GOAL: Copy from the first line below down to and including the line with "0.8, 0.9, 1.0]". Skip the pictures.

DATASET EXCERPT:
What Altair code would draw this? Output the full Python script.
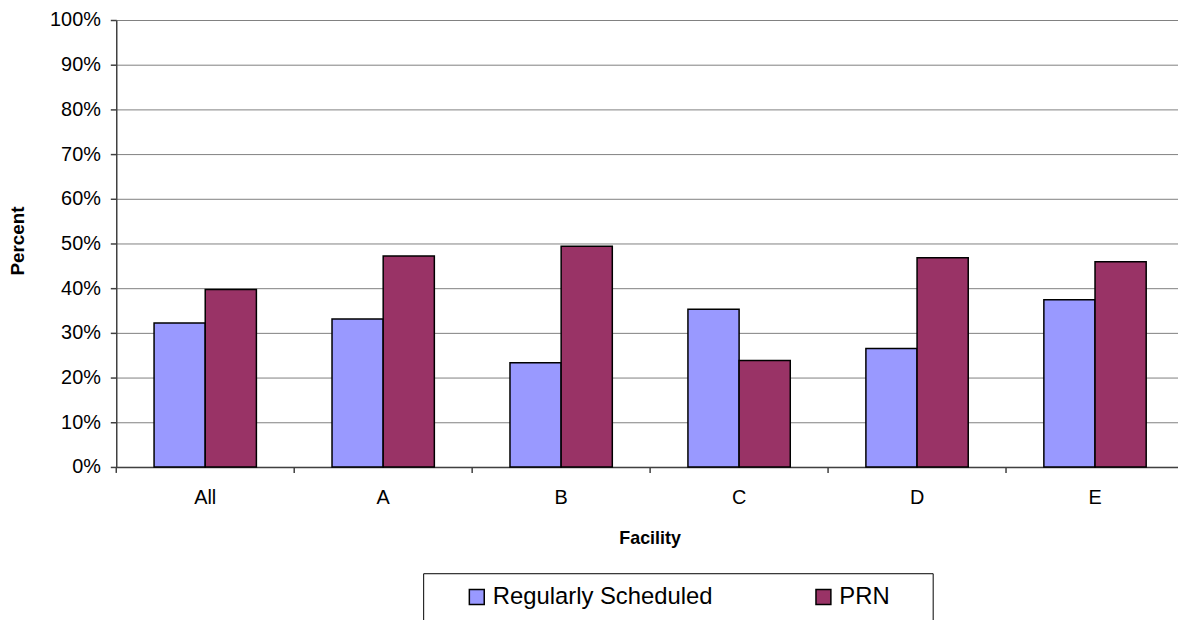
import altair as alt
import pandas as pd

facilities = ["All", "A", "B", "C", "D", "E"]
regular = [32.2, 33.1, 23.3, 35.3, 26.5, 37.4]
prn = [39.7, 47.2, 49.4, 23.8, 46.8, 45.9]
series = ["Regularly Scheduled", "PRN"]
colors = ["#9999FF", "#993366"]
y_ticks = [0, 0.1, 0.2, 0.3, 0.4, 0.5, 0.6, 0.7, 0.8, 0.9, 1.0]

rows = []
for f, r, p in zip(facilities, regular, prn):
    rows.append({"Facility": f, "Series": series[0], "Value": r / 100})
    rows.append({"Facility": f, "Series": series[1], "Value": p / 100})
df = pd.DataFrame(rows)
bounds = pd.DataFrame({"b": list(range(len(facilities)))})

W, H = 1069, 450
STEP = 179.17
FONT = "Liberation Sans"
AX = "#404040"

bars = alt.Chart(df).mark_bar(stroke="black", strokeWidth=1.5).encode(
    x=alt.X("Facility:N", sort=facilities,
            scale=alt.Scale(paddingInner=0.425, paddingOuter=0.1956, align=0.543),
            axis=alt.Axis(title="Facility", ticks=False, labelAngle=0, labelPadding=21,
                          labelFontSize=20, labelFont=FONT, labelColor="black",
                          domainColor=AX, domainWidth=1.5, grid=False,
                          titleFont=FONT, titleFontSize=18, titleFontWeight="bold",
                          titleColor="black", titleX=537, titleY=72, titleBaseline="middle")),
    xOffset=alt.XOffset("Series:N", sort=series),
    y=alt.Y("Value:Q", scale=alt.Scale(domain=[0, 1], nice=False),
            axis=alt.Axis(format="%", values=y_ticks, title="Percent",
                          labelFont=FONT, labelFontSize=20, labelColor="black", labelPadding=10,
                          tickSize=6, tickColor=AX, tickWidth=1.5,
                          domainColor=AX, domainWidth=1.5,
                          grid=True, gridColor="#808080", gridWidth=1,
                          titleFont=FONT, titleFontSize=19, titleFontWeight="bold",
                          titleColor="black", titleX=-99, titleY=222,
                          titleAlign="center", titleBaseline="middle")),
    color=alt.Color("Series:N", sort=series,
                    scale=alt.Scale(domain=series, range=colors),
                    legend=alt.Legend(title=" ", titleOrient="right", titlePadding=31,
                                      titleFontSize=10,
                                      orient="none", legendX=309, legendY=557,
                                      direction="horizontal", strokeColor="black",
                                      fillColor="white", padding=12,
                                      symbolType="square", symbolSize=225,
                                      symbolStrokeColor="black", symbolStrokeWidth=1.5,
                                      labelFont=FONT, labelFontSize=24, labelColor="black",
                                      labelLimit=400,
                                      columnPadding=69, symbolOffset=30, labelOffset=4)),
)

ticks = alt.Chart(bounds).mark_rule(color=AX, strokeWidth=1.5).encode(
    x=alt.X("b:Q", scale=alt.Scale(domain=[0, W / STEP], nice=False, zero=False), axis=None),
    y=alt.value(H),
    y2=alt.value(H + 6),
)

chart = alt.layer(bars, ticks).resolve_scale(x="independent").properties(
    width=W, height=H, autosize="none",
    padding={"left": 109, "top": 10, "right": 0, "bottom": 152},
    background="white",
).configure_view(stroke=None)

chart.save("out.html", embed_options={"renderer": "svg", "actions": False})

ANSWER IN FULL:
What Altair code would draw this? Output the full Python script.
import altair as alt
import pandas as pd

facilities = ["All", "A", "B", "C", "D", "E"]
regular = [32.2, 33.1, 23.3, 35.3, 26.5, 37.4]
prn = [39.7, 47.2, 49.4, 23.8, 46.8, 45.9]
series = ["Regularly Scheduled", "PRN"]
colors = ["#9999FF", "#993366"]
y_ticks = [0, 0.1, 0.2, 0.3, 0.4, 0.5, 0.6, 0.7, 0.8, 0.9, 1.0]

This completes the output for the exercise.